Vous n’êtes responsable de rien ! (rires)

Je ne fais que retirer la gloire de tout ça ! Le virage mettait en avant le territoire. Amener le jardin dans la maison a donné encore plus de sens à cette décision.

Donner encore plus de sens au Clos des Sens.

Donner du sens à ce que vous faites. Mettre en avant ce que Lionel, notre jardinier, nous fait découvrir crée une cohérence entre la maison, le jardin, ce que vous avez compris et qui vous nourrit. Il y a aussi les produits de gens exceptionnels. Les endives de Rudy Lauberton, par exemple. Laurent utilisait la racine. La continuité dans la transmission nous a amenés à retravailler ce produit. Nous utilisons maintenant les rebioles, les rejets qui poussent autour du chicon et que l’on élimine habituellement. Nous prolongeons ce que Laurent Petit a suscité en nous. Cette trace est la bonne, elle correspond à nos personnes. Nous nous y retrouvons.

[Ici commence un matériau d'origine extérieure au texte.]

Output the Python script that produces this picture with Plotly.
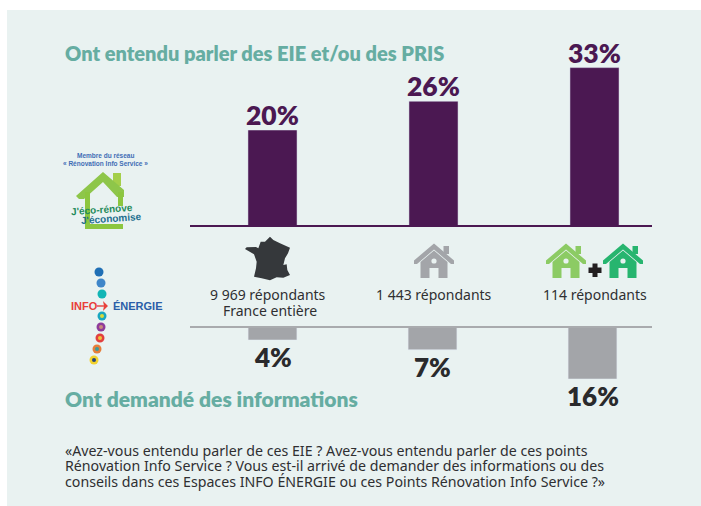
import plotly.graph_objects as go

W, H = 701, 506
FONT = "Lato"

categories = ["France entière", "Maison", "Maison + réseau"]
entendu = [20, 26, 33]
demande = [4, 7, 16]
labels_entendu = ["20%", "26%", "33%"]
labels_demande = ["4%", "7%", "16%"]
repondants = ["9 969 répondants", "1 443 répondants", "114 répondants"]
sous_label = "France entière"
title_top = "Ont entendu parler des EIE et/ou des PRIS"
title_bottom = "Ont demandé des informations"
footer = ["«Avez-vous entendu parler de ces EIE ? Avez-vous entendu parler de ces points",
          "Rénovation Info Service ? Vous est-il arrivé de demander des informations ou des",
          "conseils dans ces Espaces INFO ÉNERGIE ou ces Points Rénovation Info Service ?»"]

PURPLE, GREY, DARK, PANEL = "#4b1852", "#a3a5a9", "#2a2a2c", "#e9f2f1"
TEAL = "#66ada2"
BODY = "Noto Sans"


def px(x):
    return x / W


def py(y):
    return 1 - y / H


def path(points, color, line=None):
    d = "M " + " L ".join(f"{px(a):.5f},{py(b):.5f}" for a, b in points) + " Z"
    return dict(type="path", xref="paper", yref="paper", path=d, fillcolor=color,
                line=dict(width=0 if line is None else 1, color=line or color), layer="above")


def rect(x0, y0, x1, y1, color, layer="above"):
    return dict(type="rect", xref="paper", yref="paper", x0=px(x0), x1=px(x1), y0=py(y0), y1=py(y1),
                fillcolor=color, line=dict(width=0), layer=layer)


def circle(cx, cy, r, color):
    return dict(type="circle", xref="paper", yref="paper", x0=px(cx - r), x1=px(cx + r),
                y0=py(cy - r), y1=py(cy + r), fillcolor=color, line=dict(width=0), layer="above")


def house(cx, color):
    a = 243.5
    return [
        rect(cx + 9.5, 246, cx + 15, 254, color),
        path([(cx - 20, a + 17), (cx, a), (cx + 20, a + 17), (cx + 20, a + 20.5), (cx + 17, a + 20.5),
              (cx, a + 6), (cx - 17, a + 20.5), (cx - 20, a + 20.5)], color),
        path([(cx - 13.5, 262), (cx, 250.5), (cx + 13.5, 262), (cx + 13.5, 278), (cx + 4.5, 278),
              (cx + 4.5, 268), (cx - 4.5, 268), (cx - 4.5, 278), (cx - 13.5, 278)], color),
        circle(cx, 261, 2.6, PANEL),
    ]


france_zoom = [(120, 35), (130, 45), (150, 55), (180, 68), (174, 85), (165, 100), (160, 120), (170, 118),
               (172, 135), (180, 150), (160, 158), (140, 157), (120, 166), (95, 160), (72, 155), (78, 130),
               (80, 110), (72, 88), (45, 72), (50, 67), (78, 66), (85, 70), (92, 50), (105, 50)]
france = [(x / 3 + 230, y / 3 + 225) for x, y in france_zoom]

dots = [(99, 272, "#1f6fb5", None), (101, 283, "#3f86c9", None), (102, 294, "#12b5b5", None),
        (102, 316, "#19a7c0", "#d8d83a"), (101, 327, "#8e3b9b", "#c98a7a"), (100, 338, "#e2403f", "#f0c23a"),
        (97, 349, "#e67e3a", "#3d9a9a"), (94, 360, "#f2d22e", "#27457a")]

shapes = [rect(7, 10, 701, 506, PANEL, "below")]
shapes += [dict(type="line", xref="paper", yref="paper", x0=px(190), x1=px(652), y0=py(226), y1=py(226),
                line=dict(color=PURPLE, width=2), layer="above"),
           dict(type="line", xref="paper", yref="paper", x0=px(190), x1=px(652), y0=py(327), y1=py(327),
                line=dict(color="#a9abae", width=2), layer="above")]
shapes += house(434, "#a3a5a9") + house(566, "#8ccb64") + house(623, "#27b56f")
shapes += [rect(588.5, 267.5, 601.5, 273, "#231f20"), rect(592.5, 263.5, 597.5, 277, "#231f20")]
shapes.append(path(france, "#35383b"))

# Logo "J'éco-rénove"
g = "#8cc63f"
shapes += [
    rect(113, 173, 121, 186, "#a4cf4a"),
    path([(76, 196), (103, 172), (124, 190), (124, 197), (117, 197), (103, 182), (84, 199), (79, 199)], "#8ec64a"),
    rect(85, 192, 90, 227, g), rect(118, 192, 123, 206, g), rect(85, 224, 123, 229, g),
]
# Logo INFO ÉNERGIE
for cx, cy, c, inner in dots:
    shapes.append(circle(cx, cy, 4.5, c))
    if inner:
        shapes.append(circle(cx, cy, 2, inner))
shapes += [dict(type="line", xref="paper", yref="paper", x0=px(97), x1=px(107), y0=py(306), y1=py(306),
                line=dict(color="#e8403a", width=1.4), layer="above"),
           path([(103, 301), (108, 306), (103, 311), (104, 306)], "#e8403a")]

fig = go.Figure()
fig.add_bar(x=categories, y=entendu, xaxis="x", yaxis="y", marker_color=PURPLE, hoverinfo="skip")
fig.add_bar(x=categories, y=demande, xaxis="x2", yaxis="y2", marker_color=GREY, hoverinfo="skip")

annotations = []


def note(text, x, y, size, color, bold=False, anchor="left", xref="paper", family=BODY, angle=0, xshift=0):
    annotations.append(dict(text=text, x=x if xref != "paper" else px(x), y=py(y), xref=xref, yref="paper",
                            xanchor=anchor, yanchor="middle", showarrow=False, align=anchor,
                            textangle=angle, xshift=xshift,
                            font=dict(family=family, size=size, color=color, weight=bold if bold else "normal")))


note(title_top, 63, 53, 20, TEAL, 800, family=FONT)
note(title_bottom, 63, 398, 21, TEAL, 800, family=FONT)
for line, y in zip(footer, [450, 465.5, 481]):
    note(line, 63, y, 14.2, "#2f2f31")
for cat, lab, sh in zip(categories, repondants, [-5, 0, 0]):
    note(lab, cat, 294, 14, "#2f2f31", anchor="center", xref="x", xshift=sh)
note(sous_label, categories[0], 310, 14, "#2f2f31", anchor="center", xref="x", xshift=-2.5)
note("Membre du réseau", 105.5, 155, 6.5, "#3f6db5", 700, "center", family="Liberation Sans")
note("« Rénovation Info Service »", 105.5, 163, 6.5, "#3f6db5", 700, "center", family="Liberation Sans")
note("J'éco-rénove", 102, 209, 10, "#1e8a5a", 700, "center", family="Liberation Sans", angle=-4)
note("J'économise", 111, 219, 10, "#1d6f8f", 700, "center", family="Liberation Sans", angle=-4)
note("INFO", 99.5, 306, 11, "#e8403a", 700, "right", family="Liberation Sans")
note("ÉNERGIE", 111, 306, 11, "#2a5ea8", 700, "left", family="Liberation Sans")

for cat, val, lab in zip(categories, entendu, labels_entendu):
    annotations.append(dict(text=lab, x=cat, y=val, xref="x", yref="y", yshift=15, showarrow=False,
                            yanchor="middle", xanchor="center",
                            font=dict(family=FONT, size=26.5, color=PURPLE, weight=800)))
for cat, val, lab in zip(categories, demande, labels_demande):
    annotations.append(dict(text=lab, x=cat, y=val, xref="x2", yref="y2", yshift=-17, showarrow=False,
                            yanchor="middle", xanchor="center",
                            font=dict(family=FONT, size=26, color=DARK, weight=800)))

fig.update_layout(
    width=W, height=H, margin=dict(l=0, r=0, t=0, b=0), autosize=False,
    paper_bgcolor="white", plot_bgcolor="rgba(0,0,0,0)", showlegend=False, bargap=0.695,
    shapes=shapes, annotations=annotations,
    xaxis=dict(domain=[px(192), px(675)], anchor="y", range=[-0.5, 2.5], visible=False, type="category"),
    xaxis2=dict(domain=[px(192.5), px(672.5)], anchor="y2", range=[-0.5, 2.5], visible=False, type="category"),
    yaxis=dict(domain=[py(226), py(10)], range=[0, 216 / 4.8], visible=False),
    yaxis2=dict(domain=[py(420), py(327)], range=[93 / 3.25, 0], visible=False),
)
fig.write_html("out.html", config=dict(displayModeBar=False),
               post_script="document.body.style.margin='0';document.body.style.overflow='hidden';")
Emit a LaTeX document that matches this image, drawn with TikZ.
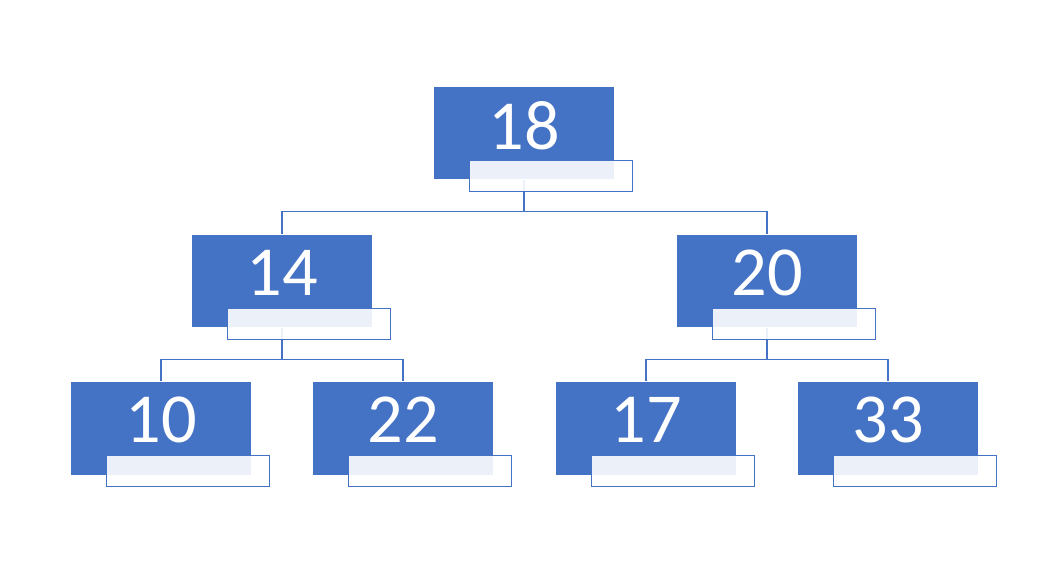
\documentclass[tikz,border=0pt]{standalone}
\usepackage{fontspec}
\setmainfont{Carlito}
\usepackage{tikz}
\usetikzlibrary{positioning,calc}
\definecolor{ofblue}{HTML}{4472C4}

\begin{document}
\begin{tikzpicture}[x=0.02cm, y=-0.02cm,
    blk/.style={rectangle, fill=ofblue, text=white, minimum width=3.6cm, minimum height=1.86cm, inner sep=0pt, text depth=0.32cm, font=\fontsize{40}{48}\selectfont},
    tag/.style={rectangle, draw=ofblue, line width=0.6pt, fill=white, fill opacity=0.9, minimum width=3.26cm, minimum height=0.62cm, inner sep=0pt, anchor=north west},
    link/.style={draw=ofblue, line width=0.6pt}]
    \useasboundingbox (0,0) rectangle (1062,562);

    % keys
    \node [blk] (n18) at (524,133) {18};
    \node [blk] (n14) at (282,281) {14};
    \node [blk] (n20) at (767,281) {20};
    \node [blk] (n10) at (161,428) {10};
    \node [blk] (n22) at (403,428) {22};
    \node [blk] (n17) at (646,428) {17};
    \node [blk] (n33) at (888,428) {33};

    % edges
    \foreach \p/\c in {n18/n14, n18/n20, n14/n10, n14/n22, n20/n17, n20/n33} {
        \draw [link] (\p.south) -- ++(0,32) -| (\c.north);
    }

    % empty tags
    \foreach \n in {n18,n14,n20,n10,n22,n17,n33} {
        \node [tag] (t\n) at ([shift={(35,-20)}]\n.south west) {};
    }
\end{tikzpicture}
\end{document}
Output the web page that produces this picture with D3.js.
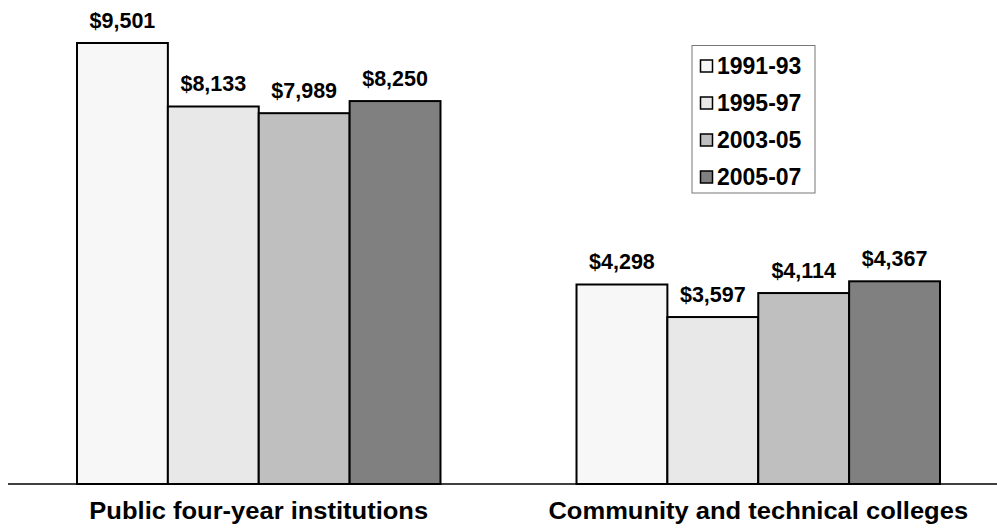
<!DOCTYPE html>
<html><head><meta charset="utf-8">
<script src="https://cdn.jsdelivr.net/npm/d3@7"></script>
<style>body{margin:0;background:#fff}svg{display:block}text{font-family:"Liberation Sans",Arial,sans-serif;font-weight:bold}</style>
</head><body>
<svg id="c" width="997" height="531"></svg>
<script>
const categories = ["Public four-year institutions", "Community and technical colleges"];
const seriesNames = ["1991-93", "1995-97", "2003-05", "2005-07"];
const values1991 = [9501, 4298];
const values1995 = [8133, 3597];
const values2003 = [7989, 4114];
const values2005 = [8250, 4367];
const seriesColors = ["#f7f7f7", "#e8e8e8", "#bfbfbf", "#808080"];

const allSeries = [values1991, values1995, values2003, values2005];
const svg = d3.select("#c");
const baseY = 484;
const y = d3.scaleLinear().domain([0, 9501]).range([baseY, 43]);
const x0 = d3.scaleBand().domain(categories).range([77, 940]).paddingInner(0.2723).paddingOuter(0);
const x1 = d3.scaleBand().domain(seriesNames).range([0, x0.bandwidth()]);

const g = svg.append("g");
categories.forEach((cat, ci) => {
  seriesNames.forEach((s, si) => {
    const v = allSeries[si][ci];
    const bx = x0(cat) + x1(s);
    g.append("rect").attr("x", bx).attr("y", y(v))
      .attr("width", x1.bandwidth()).attr("height", baseY - y(v))
      .attr("fill", seriesColors[si]).attr("stroke", "#000").attr("stroke-width", 2);
    g.append("text").attr("x", bx + x1.bandwidth()/2).attr("y", y(v) - 15.5)
      .attr("text-anchor", "middle").attr("font-size", 21.5).text("$" + d3.format(",")(v));
  });
  const cx = x0(cat) + x0.bandwidth()/2;
  svg.append("text").attr("transform", `translate(${cx},519) scale(1.11,1)`)
    .attr("text-anchor", "middle").attr("font-size", 23).text(cat);
});
svg.append("line").attr("x1", 8).attr("x2", 997).attr("y1", baseY).attr("y2", baseY)
  .attr("stroke", "#000").attr("stroke-width", 1.5);

const lg = svg.append("g");
lg.append("rect").attr("x", 692).attr("y", 45.5).attr("width", 123).attr("height", 147.5)
  .attr("fill", "#fff").attr("stroke", "#777").attr("stroke-width", 1);
seriesNames.forEach((s, i) => {
  const cy = 66 + i * 37;
  lg.append("rect").attr("x", 700.5).attr("y", cy - 6).attr("width", 12).attr("height", 12)
    .attr("fill", seriesColors[i]).attr("stroke", "#000").attr("stroke-width", 1.5);
  lg.append("text").attr("x", 717).attr("y", cy + 8).attr("font-size", 23).text(s);
});
</script>
</body></html>
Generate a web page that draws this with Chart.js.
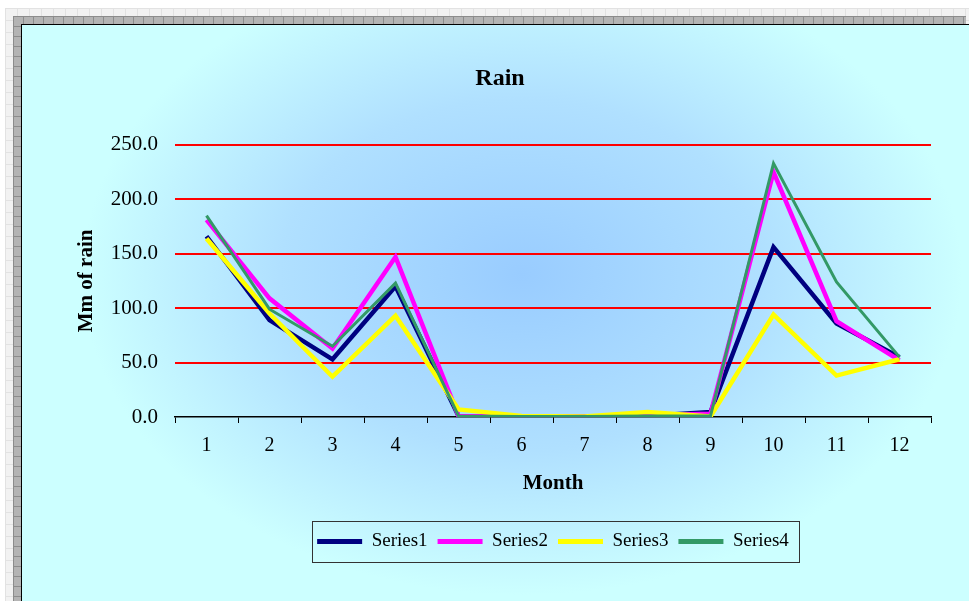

Cette notion de transmission prend assez régulièrement la forme d’interventions en milieu scolaire. Langres, Bonneville, Tain l’Hermitage…

Franck nous a rejoints. Le guide Michelin dévoile ses étoiles dans cinq jours. Nous évoquons le passage des inspecteurs.

Par notre lecture de la salle, nous essayons de deviner si un client serait un inspecteur.

On est un peu dans le polar.

Ça nous stimule mais c’est un jeu dangereux.

F — Il faut simplement considérer que ça nous permet de ne pas tomber dans une routine, quelque chose d’acquis.

Pour rester dans le polar, il n’y a jamais eu de client que vous ayez eu envie d’empoisonner ?

T — Il faudrait vraiment qu’il soit dur et ingrat ! Notre plus grande satisfaction est d’accueillir des gens qui arrivent avec leurs problèmes du quotidien. Ils restent crispés au début, peuvent râler à tout propos. Nous nous adaptons, nous mettons tout en œuvre pour les libérer. C’est notre comportement qui doit faire changer le leur. Nous ne devons pas rester dans un rôle préétabli, ni dans une frustration. Et quand ils repartent satisfaits, quelle victoire ! Quelle satisfaction !

La discussion roule encore : la cuisine comme branche de la psychanalyse, révélatrice des personnalités. Entre sérieux et amusement. Le plaisir consiste bien à mêler les ingrédients afin que chacun s’en trouve non pas étouffé, mais enrichi. C’est peut-être bien ce qui se passe au Clos des Sens avec Franck, Thomas et toute l’équipe.